A street that honored a leader of the Ku Klux Klan in New York has a new name after a yearslong campaign led by high school students.

The village board of Malverne, on Long Island, voted last year to rename Lindner Place, named after Paul Lindner, a banker who helped develop the village more than a century ago and also served as great titan of the New York State Klan.

The change became official last week when Lindner Place became Acorn Way.

“The true meaning of justice is righting the wrongs that came before you,” Malverne High School sophomore Olivia Brown told WCBS.

Brown was part of a group of students who began researching Lindner in 2020 and learned he was a Klan leader.

Students pressed for the street name to be changed in school forums and with the village board, which voted to change the name in September 2022.

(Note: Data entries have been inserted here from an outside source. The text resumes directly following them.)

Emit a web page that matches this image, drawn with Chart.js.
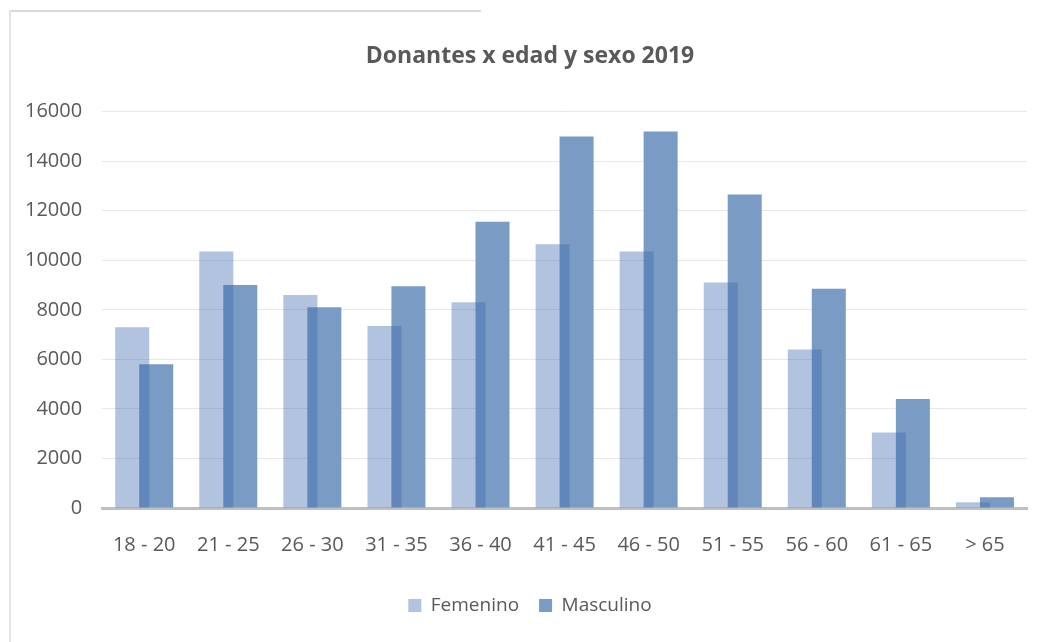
<!DOCTYPE html>
<html>
<head>
<meta charset="utf-8">
<script src="https://cdn.jsdelivr.net/npm/chart.js@4"></script>
<style>
  body { margin: 0; background: #fff; }
  #wrap { position: relative; width: 1038px; height: 642px; }
  #topline { position: absolute; left: 9px; top: 10px; width: 472px; height: 0; border-top: 2px solid #d9d9d9; }
  #leftline { position: absolute; left: 9px; top: 10px; width: 0; height: 632px; border-left: 2px solid #e3e3e3; }
</style>
</head>
<body>
<div id="wrap">
  <canvas id="donantesChart"></canvas>
  <div id="topline"></div>
  <div id="leftline"></div>
</div>
<script>
const edades = ['18 - 20', '21 - 25', '26 - 30', '31 - 35', '36 - 40', '41 - 45', '46 - 50', '51 - 55', '56 - 60', '61 - 65', '> 65'];
const femenino = [7300, 10350, 8600, 7350, 8300, 10650, 10350, 9100, 6400, 3050, 230];
const masculino = [5800, 9000, 8100, 8950, 11550, 15000, 15200, 12650, 8850, 4400, 430];
const yTicks = [0, 2000, 4000, 6000, 8000, 10000, 12000, 14000, 16000];

const textColor = '#595959';
const baseFont = "'Open Sans', 'Noto Sans', sans-serif";

// title and legend sit a bit right of the canvas centre in the original
const shiftBlocks = {
  id: 'shiftBlocks',
  afterLayout(chart) {
    chart.titleBlock.left += 28;
    chart.legend.left += 28;
  }
};

const ctx = document.getElementById('donantesChart').getContext('2d');

// chart.js paints dataset 0 last (on top), so Femenino gets a see-through
// colour that gives the same light blue on white and the darker overlap strip
const donantesChart = new Chart(ctx, {
  type: 'bar',
  data: {
    labels: edades,
    datasets: [{
      label: 'Femenino',
      data: femenino,
      backgroundColor: 'rgba(60, 105, 172, 0.4)',
      borderWidth: 0
    }, {
      label: 'Masculino',
      data: masculino,
      backgroundColor: 'rgb(122, 156, 196)',
      borderWidth: 0
    }]
  },
  plugins: [shiftBlocks],
  options: {
    responsive: true,
    maintainAspectRatio: false,
    animation: false,
    datasets: {
      bar: {
        categoryPercentage: 0.57,
        barPercentage: 1.42
      }
    },
    layout: {
      padding: { left: 5, right: 11, top: 30, bottom: 17 }
    },
    plugins: {
      title: {
        display: true,
        text: 'Donantes x edad y sexo 2019',
        color: textColor,
        font: { family: baseFont, size: 23, weight: 'bold' },
        padding: { top: 13, bottom: 41 }
      },
      legend: {
        display: true,
        position: 'bottom',
        labels: {
          color: textColor,
          boxWidth: 13,
          boxHeight: 13,
          padding: 20,
          font: { family: baseFont, size: 19 }
        }
      },
      tooltip: { enabled: false }
    },
    scales: {
      x: {
        grid: { display: false },
        border: { color: '#bfbfbf', width: 3 },
        afterFit: axis => { axis.height += 2; },
        ticks: {
          color: textColor,
          padding: 17,
          font: { family: baseFont, size: 20 }
        }
      },
      y: {
        min: 0,
        max: 16000,
        afterBuildTicks: axis => {
          axis.ticks = yTicks.map(v => ({ value: v }));
        },
        grid: { color: '#e8e8e8', drawTicks: false },
        border: { display: false },
        ticks: {
          color: textColor,
          padding: 20,
          font: { family: baseFont, size: 20 },
          callback: value => String(value)
        }
      }
    }
  }
});
</script>
</body>
</html>
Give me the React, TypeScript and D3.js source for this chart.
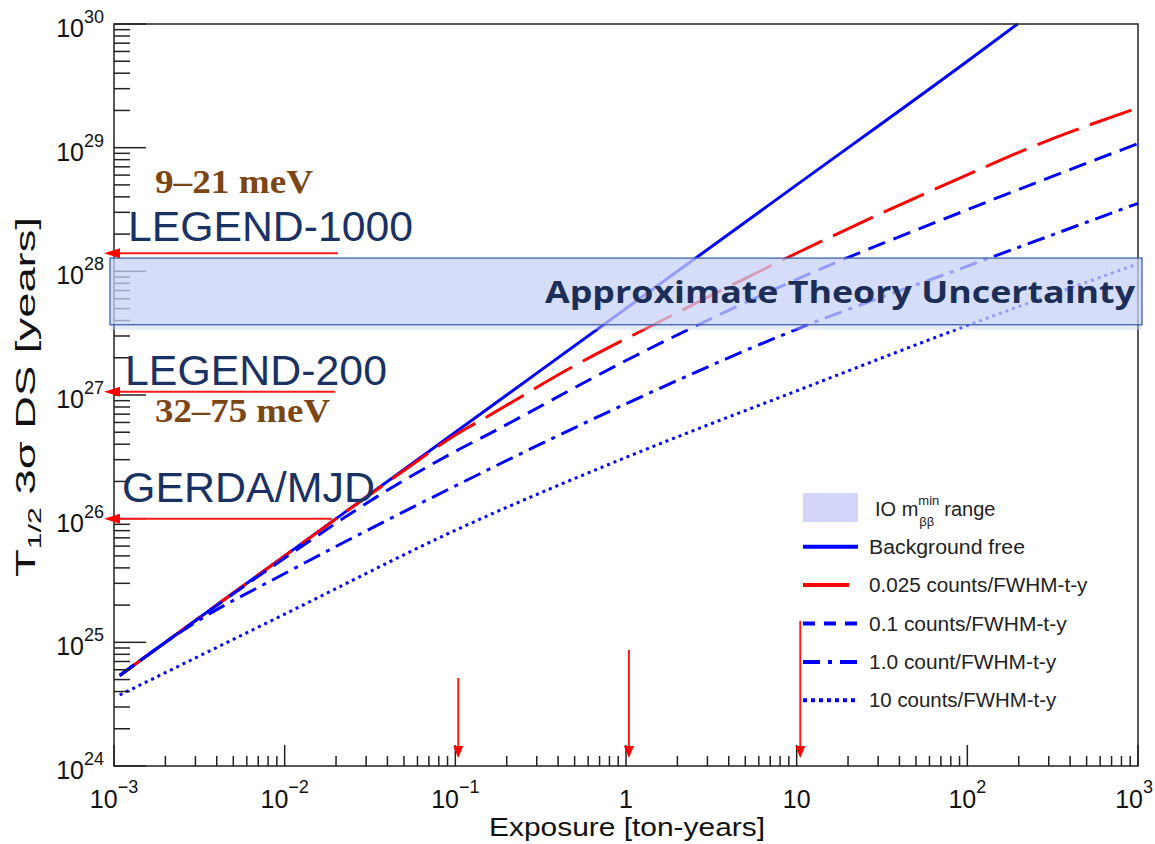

They cheered as the new Acorn Way signs were unveiled January 26.

Malverne High School senior Jamila Smith told WCBS, “This whole initiative showed me I do want to step up and be a leader.”

Lorna Lewis, Malverne’s schools superintendent, told the Long Island Herald, “I believe you’ve just witnessed the power of the Maverick public education and what our students can do when supported in their pursuit of civic engagement.”

Many Americans associate the Ku Klux Klan with the South, but the group’s rallies and cross burnings drew large crowds in New York in the 1920s. The Klan of that era targeted Catholic and Jewish communities, as well as Black people.